*What the exercise asks*. Please output every line of the material as it stands, without the pictures.

================

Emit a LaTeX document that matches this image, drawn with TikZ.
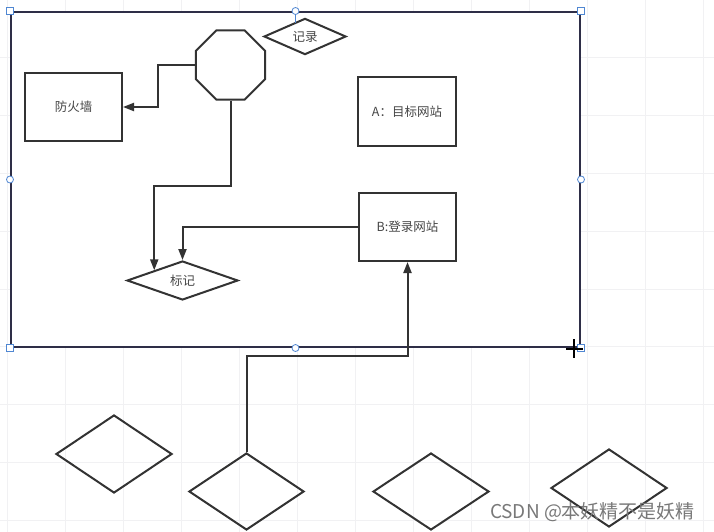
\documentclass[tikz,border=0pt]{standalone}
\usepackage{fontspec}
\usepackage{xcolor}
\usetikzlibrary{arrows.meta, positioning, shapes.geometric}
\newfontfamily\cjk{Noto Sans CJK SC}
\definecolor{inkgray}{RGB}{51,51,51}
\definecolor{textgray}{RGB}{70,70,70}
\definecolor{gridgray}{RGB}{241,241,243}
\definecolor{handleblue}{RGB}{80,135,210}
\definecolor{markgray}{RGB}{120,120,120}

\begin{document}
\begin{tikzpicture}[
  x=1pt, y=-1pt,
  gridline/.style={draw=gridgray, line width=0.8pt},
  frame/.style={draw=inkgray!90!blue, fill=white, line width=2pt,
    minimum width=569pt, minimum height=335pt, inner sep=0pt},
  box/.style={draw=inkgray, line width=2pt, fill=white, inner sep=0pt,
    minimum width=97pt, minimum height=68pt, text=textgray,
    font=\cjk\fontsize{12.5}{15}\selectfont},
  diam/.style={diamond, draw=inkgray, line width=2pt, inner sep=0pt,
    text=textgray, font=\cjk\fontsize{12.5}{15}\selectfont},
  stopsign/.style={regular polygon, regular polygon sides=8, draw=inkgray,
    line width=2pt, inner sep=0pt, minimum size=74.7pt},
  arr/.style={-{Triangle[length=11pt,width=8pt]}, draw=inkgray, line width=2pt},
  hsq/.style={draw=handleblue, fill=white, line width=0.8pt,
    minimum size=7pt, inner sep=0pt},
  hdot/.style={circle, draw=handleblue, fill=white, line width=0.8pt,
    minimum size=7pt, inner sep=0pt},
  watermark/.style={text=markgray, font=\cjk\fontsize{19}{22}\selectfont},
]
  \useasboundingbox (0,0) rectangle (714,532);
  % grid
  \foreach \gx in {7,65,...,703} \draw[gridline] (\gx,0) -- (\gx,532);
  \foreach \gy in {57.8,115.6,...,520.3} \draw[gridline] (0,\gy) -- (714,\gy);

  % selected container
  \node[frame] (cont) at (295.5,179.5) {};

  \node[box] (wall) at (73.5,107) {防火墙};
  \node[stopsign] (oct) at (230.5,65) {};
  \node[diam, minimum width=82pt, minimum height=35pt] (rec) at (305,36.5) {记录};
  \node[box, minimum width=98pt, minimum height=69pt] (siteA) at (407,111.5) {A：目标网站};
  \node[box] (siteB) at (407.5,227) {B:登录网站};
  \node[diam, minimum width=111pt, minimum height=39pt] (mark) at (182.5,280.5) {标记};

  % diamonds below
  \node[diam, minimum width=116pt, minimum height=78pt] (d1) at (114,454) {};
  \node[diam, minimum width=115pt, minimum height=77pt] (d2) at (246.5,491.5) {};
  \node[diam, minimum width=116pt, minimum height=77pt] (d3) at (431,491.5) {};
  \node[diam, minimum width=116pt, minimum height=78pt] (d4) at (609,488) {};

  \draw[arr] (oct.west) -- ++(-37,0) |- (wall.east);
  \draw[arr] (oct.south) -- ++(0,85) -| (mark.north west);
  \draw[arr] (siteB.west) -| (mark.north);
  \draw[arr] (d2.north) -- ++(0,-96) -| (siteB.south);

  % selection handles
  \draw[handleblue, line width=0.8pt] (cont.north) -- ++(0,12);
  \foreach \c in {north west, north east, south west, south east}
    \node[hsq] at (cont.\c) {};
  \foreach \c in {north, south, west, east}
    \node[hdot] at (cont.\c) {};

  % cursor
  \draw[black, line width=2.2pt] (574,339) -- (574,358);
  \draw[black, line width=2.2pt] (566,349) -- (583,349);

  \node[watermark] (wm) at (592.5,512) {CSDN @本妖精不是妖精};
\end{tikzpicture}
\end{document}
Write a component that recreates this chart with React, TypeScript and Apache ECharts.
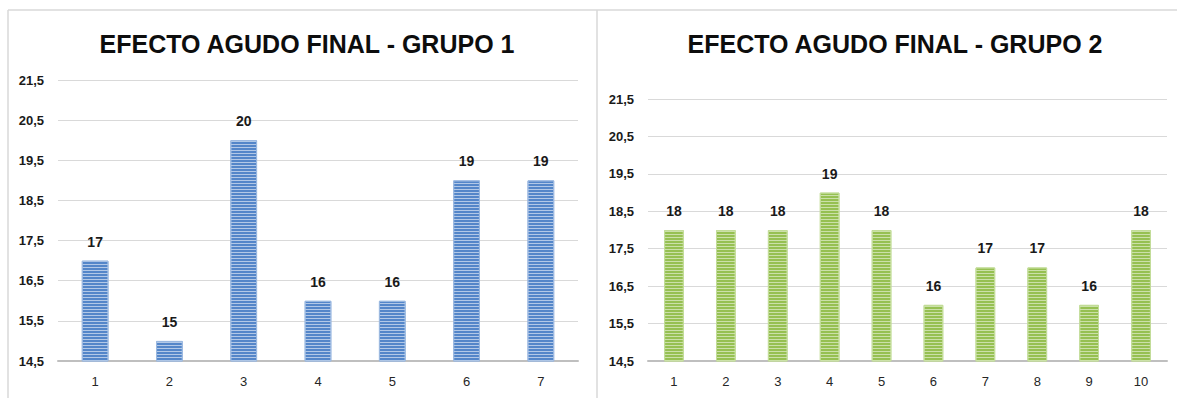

================

*Correct answer*.
Emit a LaTeX document that matches this image, drawn with TikZ.
\documentclass[tikz,border=0pt]{standalone}
\usepackage{fontspec}
\usepackage{xcolor}
\usetikzlibrary{arrows.meta, positioning, shapes.geometric}
\newfontfamily\cjk{Noto Sans CJK SC}
\definecolor{inkgray}{RGB}{51,51,51}
\definecolor{textgray}{RGB}{70,70,70}
\definecolor{gridgray}{RGB}{241,241,243}
\definecolor{handleblue}{RGB}{80,135,210}
\definecolor{markgray}{RGB}{120,120,120}

\begin{document}
\begin{tikzpicture}[
  x=1pt, y=-1pt,
  gridline/.style={draw=gridgray, line width=0.8pt},
  frame/.style={draw=inkgray!90!blue, fill=white, line width=2pt,
    minimum width=569pt, minimum height=335pt, inner sep=0pt},
  box/.style={draw=inkgray, line width=2pt, fill=white, inner sep=0pt,
    minimum width=97pt, minimum height=68pt, text=textgray,
    font=\cjk\fontsize{12.5}{15}\selectfont},
  diam/.style={diamond, draw=inkgray, line width=2pt, inner sep=0pt,
    text=textgray, font=\cjk\fontsize{12.5}{15}\selectfont},
  stopsign/.style={regular polygon, regular polygon sides=8, draw=inkgray,
    line width=2pt, inner sep=0pt, minimum size=74.7pt},
  arr/.style={-{Triangle[length=11pt,width=8pt]}, draw=inkgray, line width=2pt},
  hsq/.style={draw=handleblue, fill=white, line width=0.8pt,
    minimum size=7pt, inner sep=0pt},
  hdot/.style={circle, draw=handleblue, fill=white, line width=0.8pt,
    minimum size=7pt, inner sep=0pt},
  watermark/.style={text=markgray, font=\cjk\fontsize{19}{22}\selectfont},
]
  \useasboundingbox (0,0) rectangle (714,532);
  % grid
  \foreach \gx in {7,65,...,703} \draw[gridline] (\gx,0) -- (\gx,532);
  \foreach \gy in {57.8,115.6,...,520.3} \draw[gridline] (0,\gy) -- (714,\gy);

  % selected container
  \node[frame] (cont) at (295.5,179.5) {};

  \node[box] (wall) at (73.5,107) {防火墙};
  \node[stopsign] (oct) at (230.5,65) {};
  \node[diam, minimum width=82pt, minimum height=35pt] (rec) at (305,36.5) {记录};
  \node[box, minimum width=98pt, minimum height=69pt] (siteA) at (407,111.5) {A：目标网站};
  \node[box] (siteB) at (407.5,227) {B:登录网站};
  \node[diam, minimum width=111pt, minimum height=39pt] (mark) at (182.5,280.5) {标记};

  % diamonds below
  \node[diam, minimum width=116pt, minimum height=78pt] (d1) at (114,454) {};
  \node[diam, minimum width=115pt, minimum height=77pt] (d2) at (246.5,491.5) {};
  \node[diam, minimum width=116pt, minimum height=77pt] (d3) at (431,491.5) {};
  \node[diam, minimum width=116pt, minimum height=78pt] (d4) at (609,488) {};

  \draw[arr] (oct.west) -- ++(-37,0) |- (wall.east);
  \draw[arr] (oct.south) -- ++(0,85) -| (mark.north west);
  \draw[arr] (siteB.west) -| (mark.north);
  \draw[arr] (d2.north) -- ++(0,-96) -| (siteB.south);

  % selection handles
  \draw[handleblue, line width=0.8pt] (cont.north) -- ++(0,12);
  \foreach \c in {north west, north east, south west, south east}
    \node[hsq] at (cont.\c) {};
  \foreach \c in {north, south, west, east}
    \node[hdot] at (cont.\c) {};

  % cursor
  \draw[black, line width=2.2pt] (574,339) -- (574,358);
  \draw[black, line width=2.2pt] (566,349) -- (583,349);

  \node[watermark] (wm) at (592.5,512) {CSDN @本妖精不是妖精};
\end{tikzpicture}
\end{document}
Write a component that recreates this chart with React, TypeScript and Apache ECharts.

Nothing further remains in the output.